▶ WHAT THIS TASK INVOLVES
Please transcribe the listing below in full and word for word, without its pictures.
━━━ GIVEN MATERIAL ━━━
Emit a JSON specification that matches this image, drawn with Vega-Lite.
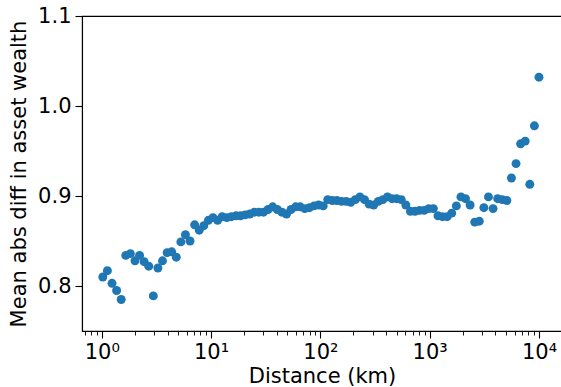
{
  "$schema": "https://vega.github.io/schema/vega-lite/v6.json",
  "width": 480,
  "height": 315,
  "autosize": "none",
  "padding": {"left": 82, "top": 16, "right": 0, "bottom": 56},
  "background": "white",
  "config": {
    "view": {"stroke": "#000000", "strokeWidth": 1.1},
    "font": "DejaVu Sans",
    "axis": {
      "domain": true,
      "domainColor": "#000000",
      "domainWidth": 1.1,
      "grid": false,
      "tickColor": "#000000",
      "labelColor": "#000000",
      "titleColor": "#000000",
      "labelFont": "DejaVu Sans",
      "titleFont": "DejaVu Sans",
      "labelFontSize": 21,
      "titleFontSize": 21,
      "titleFontWeight": "normal"
    }
  },
  "data": {
    "values": [
      {"distance": 1.023, "diff": 0.810},
      {"distance": 1.127, "diff": 0.817},
      {"distance": 1.242, "diff": 0.803},
      {"distance": 1.368, "diff": 0.795},
      {"distance": 1.507, "diff": 0.785},
      {"distance": 1.660, "diff": 0.834},
      {"distance": 1.828, "diff": 0.836},
      {"distance": 2.014, "diff": 0.828},
      {"distance": 2.218, "diff": 0.834},
      {"distance": 2.443, "diff": 0.827},
      {"distance": 2.692, "diff": 0.822},
      {"distance": 2.965, "diff": 0.789},
      {"distance": 3.266, "diff": 0.820},
      {"distance": 3.597, "diff": 0.828},
      {"distance": 3.963, "diff": 0.837},
      {"distance": 4.365, "diff": 0.838},
      {"distance": 4.808, "diff": 0.832},
      {"distance": 5.297, "diff": 0.849},
      {"distance": 5.834, "diff": 0.857},
      {"distance": 6.427, "diff": 0.850},
      {"distance": 7.079, "diff": 0.868},
      {"distance": 7.798, "diff": 0.862},
      {"distance": 8.590, "diff": 0.867},
      {"distance": 9.462, "diff": 0.873},
      {"distance": 10.42, "diff": 0.876},
      {"distance": 11.48, "diff": 0.873},
      {"distance": 12.65, "diff": 0.877},
      {"distance": 13.93, "diff": 0.876},
      {"distance": 15.35, "diff": 0.877},
      {"distance": 16.90, "diff": 0.878},
      {"distance": 18.62, "diff": 0.878},
      {"distance": 20.51, "diff": 0.879},
      {"distance": 22.59, "diff": 0.880},
      {"distance": 24.89, "diff": 0.882},
      {"distance": 27.42, "diff": 0.882},
      {"distance": 30.20, "diff": 0.882},
      {"distance": 33.27, "diff": 0.885},
      {"distance": 36.64, "diff": 0.888},
      {"distance": 40.36, "diff": 0.885},
      {"distance": 44.46, "diff": 0.882},
      {"distance": 48.98, "diff": 0.880},
      {"distance": 53.95, "diff": 0.885},
      {"distance": 59.43, "diff": 0.888},
      {"distance": 65.46, "diff": 0.888},
      {"distance": 72.11, "diff": 0.886},
      {"distance": 79.43, "diff": 0.887},
      {"distance": 87.50, "diff": 0.889},
      {"distance": 96.38, "diff": 0.890},
      {"distance": 106.2, "diff": 0.889},
      {"distance": 116.9, "diff": 0.896},
      {"distance": 128.8, "diff": 0.895},
      {"distance": 141.9, "diff": 0.895},
      {"distance": 156.3, "diff": 0.894},
      {"distance": 172.2, "diff": 0.894},
      {"distance": 189.7, "diff": 0.893},
      {"distance": 208.9, "diff": 0.896},
      {"distance": 230.1, "diff": 0.899},
      {"distance": 253.5, "diff": 0.896},
      {"distance": 279.3, "diff": 0.891},
      {"distance": 307.6, "diff": 0.890},
      {"distance": 338.8, "diff": 0.894},
      {"distance": 373.3, "diff": 0.896},
      {"distance": 411.1, "diff": 0.899},
      {"distance": 452.9, "diff": 0.897},
      {"distance": 498.9, "diff": 0.897},
      {"distance": 549.5, "diff": 0.896},
      {"distance": 605.3, "diff": 0.890},
      {"distance": 666.8, "diff": 0.883},
      {"distance": 734.5, "diff": 0.883},
      {"distance": 809.1, "diff": 0.884},
      {"distance": 891.3, "diff": 0.884},
      {"distance": 981.8, "diff": 0.886},
      {"distance": 1081, "diff": 0.886},
      {"distance": 1191, "diff": 0.878},
      {"distance": 1312, "diff": 0.877},
      {"distance": 1445, "diff": 0.877},
      {"distance": 1592, "diff": 0.881},
      {"distance": 1754, "diff": 0.889},
      {"distance": 1932, "diff": 0.899},
      {"distance": 2128, "diff": 0.897},
      {"distance": 2344, "diff": 0.890},
      {"distance": 2582, "diff": 0.871},
      {"distance": 2844, "diff": 0.872},
      {"distance": 3133, "diff": 0.887},
      {"distance": 3451, "diff": 0.899},
      {"distance": 3802, "diff": 0.886},
      {"distance": 4188, "diff": 0.897},
      {"distance": 4613, "diff": 0.896},
      {"distance": 5082, "diff": 0.895},
      {"distance": 5598, "diff": 0.920},
      {"distance": 6166, "diff": 0.936},
      {"distance": 6792, "diff": 0.958},
      {"distance": 7482, "diff": 0.961},
      {"distance": 8241, "diff": 0.913},
      {"distance": 9078, "diff": 0.978},
      {"distance": 10000, "diff": 1.032}
    ]
  },
  "mark": {"type": "point", "shape": "circle", "filled": true, "opacity": 1, "size": 80, "color": "#1f77b4"},
  "encoding": {
    "x": {
      "field": "distance",
      "type": "quantitative",
      "title": "Distance (km)",
      "scale": {"type": "log", "domain": [0.66, 16240], "nice": false},
      "axis": {
        "values": [0.7, 0.8, 0.9, 1, 2, 3, 4, 5, 6, 7, 8, 9, 10, 20, 30, 40, 50, 60, 70, 80, 90, 100, 200, 300, 400, 500, 600, 700, 800, 900, 1000, 2000, 3000, 4000, 5000, 6000, 7000, 8000, 9000, 10000],
        "labelExpr": "datum.value == 1 ? '10⁰' : datum.value == 10 ? '10¹' : datum.value == 100 ? '10²' : datum.value == 1000 ? '10³' : datum.value == 10000 ? '10⁴' : ''",
        "tickSize": {"condition": {"test": "indexof([1, 10, 100, 1000, 10000], datum.value) >= 0", "value": 7}, "value": 4},
        "tickWidth": {"condition": {"test": "indexof([1, 10, 100, 1000, 10000], datum.value) >= 0", "value": 1.1}, "value": 0.9},
        "labelPadding": 3,
        "labelFlush": false,
        "labelOverlap": false,
        "titlePadding": 3
      }
    },
    "y": {
      "field": "diff",
      "type": "quantitative",
      "title": "Mean abs diff in asset wealth",
      "scale": {"domain": [0.75, 1.1], "nice": false, "zero": false},
      "axis": {
        "values": [0.8, 0.9, 1.0, 1.1],
        "format": ".1f",
        "tickSize": 7,
        "tickWidth": 1.1,
        "labelPadding": 4,
        "titlePadding": 8
      }
    }
  }
}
━━━
▶ ANSWER FOR THE TASK
Emit a JSON specification that matches this image, drawn with Vega-Lite.
{
  "$schema": "https://vega.github.io/schema/vega-lite/v6.json",
  "width": 480,
  "height": 315,
  "autosize": "none",
  "padding": {"left": 82, "top": 16, "right": 0, "bottom": 56},
  "background": "white",
  "config": {
    "view": {"stroke": "#000000", "strokeWidth": 1.1},
    "font": "DejaVu Sans",
    "axis": {
      "domain": true,
      "domainColor": "#000000",
      "domainWidth": 1.1,
      "grid": false,
      "tickColor": "#000000",
      "labelColor": "#000000",
      "titleColor": "#000000",
      "labelFont": "DejaVu Sans",
      "titleFont": "DejaVu Sans",
      "labelFontSize": 21,
      "titleFontSize": 21,
      "titleFontWeight": "normal"
    }
  },
  "data": {
    "values": [
      {"distance": 1.023, "diff": 0.810},
      {"distance": 1.127, "diff": 0.817},
      {"distance": 1.242, "diff": 0.803},
      {"distance": 1.368, "diff": 0.795},
      {"distance": 1.507, "diff": 0.785},
      {"distance": 1.660, "diff": 0.834},
      {"distance": 1.828, "diff": 0.836},
      {"distance": 2.014, "diff": 0.828},
      {"distance": 2.218, "diff": 0.834},
      {"distance": 2.443, "diff": 0.827},
      {"distance": 2.692, "diff": 0.822},
      {"distance": 2.965, "diff": 0.789},
      {"distance": 3.266, "diff": 0.820},
      {"distance": 3.597, "diff": 0.828},
      {"distance": 3.963, "diff": 0.837},
      {"distance": 4.365, "diff": 0.838},
      {"distance": 4.808, "diff": 0.832},
      {"distance": 5.297, "diff": 0.849},
      {"distance": 5.834, "diff": 0.857},
      {"distance": 6.427, "diff": 0.850},
      {"distance": 7.079, "diff": 0.868},
      {"distance": 7.798, "diff": 0.862},
      {"distance": 8.590, "diff": 0.867},
      {"distance": 9.462, "diff": 0.873},
      {"distance": 10.42, "diff": 0.876},
      {"distance": 11.48, "diff": 0.873},
      {"distance": 12.65, "diff": 0.877},
      {"distance": 13.93, "diff": 0.876},
      {"distance": 15.35, "diff": 0.877},
      {"distance": 16.90, "diff": 0.878},
      {"distance": 18.62, "diff": 0.878},
      {"distance": 20.51, "diff": 0.879},
      {"distance": 22.59, "diff": 0.880},
      {"distance": 24.89, "diff": 0.882},
      {"distance": 27.42, "diff": 0.882},
      {"distance": 30.20, "diff": 0.882},
      {"distance": 33.27, "diff": 0.885},
      {"distance": 36.64, "diff": 0.888},
      {"distance": 40.36, "diff": 0.885},
      {"distance": 44.46, "diff": 0.882},
      {"distance": 48.98, "diff": 0.880},
      {"distance": 53.95, "diff": 0.885},
      {"distance": 59.43, "diff": 0.888},
      {"distance": 65.46, "diff": 0.888},
      {"distance": 72.11, "diff": 0.886},
      {"distance": 79.43, "diff": 0.887},
      {"distance": 87.50, "diff": 0.889},
      {"distance": 96.38, "diff": 0.890},
      {"distance": 106.2, "diff": 0.889},
      {"distance": 116.9, "diff": 0.896},
      {"distance": 128.8, "diff": 0.895},
      {"distance": 141.9, "diff": 0.895},
      {"distance": 156.3, "diff": 0.894},
      {"distance": 172.2, "diff": 0.894},
      {"distance": 189.7, "diff": 0.893},
      {"distance": 208.9, "diff": 0.896},
      {"distance": 230.1, "diff": 0.899},
      {"distance": 253.5, "diff": 0.896},
      {"distance": 279.3, "diff": 0.891},
      {"distance": 307.6, "diff": 0.890},
      {"distance": 338.8, "diff": 0.894},
      {"distance": 373.3, "diff": 0.896},
      {"distance": 411.1, "diff": 0.899},
      {"distance": 452.9, "diff": 0.897},
      {"distance": 498.9, "diff": 0.897},
      {"distance": 549.5, "diff": 0.896},
      {"distance": 605.3, "diff": 0.890},
      {"distance": 666.8, "diff": 0.883},
      {"distance": 734.5, "diff": 0.883},
      {"distance": 809.1, "diff": 0.884},
      {"distance": 891.3, "diff": 0.884},
      {"distance": 981.8, "diff": 0.886},
      {"distance": 1081, "diff": 0.886},
      {"distance": 1191, "diff": 0.878},
      {"distance": 1312, "diff": 0.877},
      {"distance": 1445, "diff": 0.877},
      {"distance": 1592, "diff": 0.881},
      {"distance": 1754, "diff": 0.889},
      {"distance": 1932, "diff": 0.899},
      {"distance": 2128, "diff": 0.897},
      {"distance": 2344, "diff": 0.890},
      {"distance": 2582, "diff": 0.871},
      {"distance": 2844, "diff": 0.872},
      {"distance": 3133, "diff": 0.887},
      {"distance": 3451, "diff": 0.899},
      {"distance": 3802, "diff": 0.886},
      {"distance": 4188, "diff": 0.897},
      {"distance": 4613, "diff": 0.896},
      {"distance": 5082, "diff": 0.895},
      {"distance": 5598, "diff": 0.920},
      {"distance": 6166, "diff": 0.936},
      {"distance": 6792, "diff": 0.958},
      {"distance": 7482, "diff": 0.961},
      {"distance": 8241, "diff": 0.913},
      {"distance": 9078, "diff": 0.978},
      {"distance": 10000, "diff": 1.032}
    ]
  },
  "mark": {"type": "point", "shape": "circle", "filled": true, "opacity": 1, "size": 80, "color": "#1f77b4"},
  "encoding": {
    "x": {
      "field": "distance",
      "type": "quantitative",
      "title": "Distance (km)",
      "scale": {"type": "log", "domain": [0.66, 16240], "nice": false},
      "axis": {
        "values": [0.7, 0.8, 0.9, 1, 2, 3, 4, 5, 6, 7, 8, 9, 10, 20, 30, 40, 50, 60, 70, 80, 90, 100, 200, 300, 400, 500, 600, 700, 800, 900, 1000, 2000, 3000, 4000, 5000, 6000, 7000, 8000, 9000, 10000],
        "labelExpr": "datum.value == 1 ? '10⁰' : datum.value == 10 ? '10¹' : datum.value == 100 ? '10²' : datum.value == 1000 ? '10³' : datum.value == 10000 ? '10⁴' : ''",
        "tickSize": {"condition": {"test": "indexof([1, 10, 100, 1000, 10000], datum.value) >= 0", "value": 7}, "value": 4},
        "tickWidth": {"condition": {"test": "indexof([1, 10, 100, 1000, 10000], datum.value) >= 0", "value": 1.1}, "value": 0.9},
        "labelPadding": 3,
        "labelFlush": false,
        "labelOverlap": false,
        "titlePadding": 3
      }
    },
    "y": {
      "field": "diff",
      "type": "quantitative",
      "title": "Mean abs diff in asset wealth",
      "scale": {"domain": [0.75, 1.1], "nice": false, "zero": false},
      "axis": {
        "values": [0.8, 0.9, 1.0, 1.1],
        "format": ".1f",
        "tickSize": 7,
        "tickWidth": 1.1,
        "labelPadding": 4,
        "titlePadding": 8
      }
    }
  }
}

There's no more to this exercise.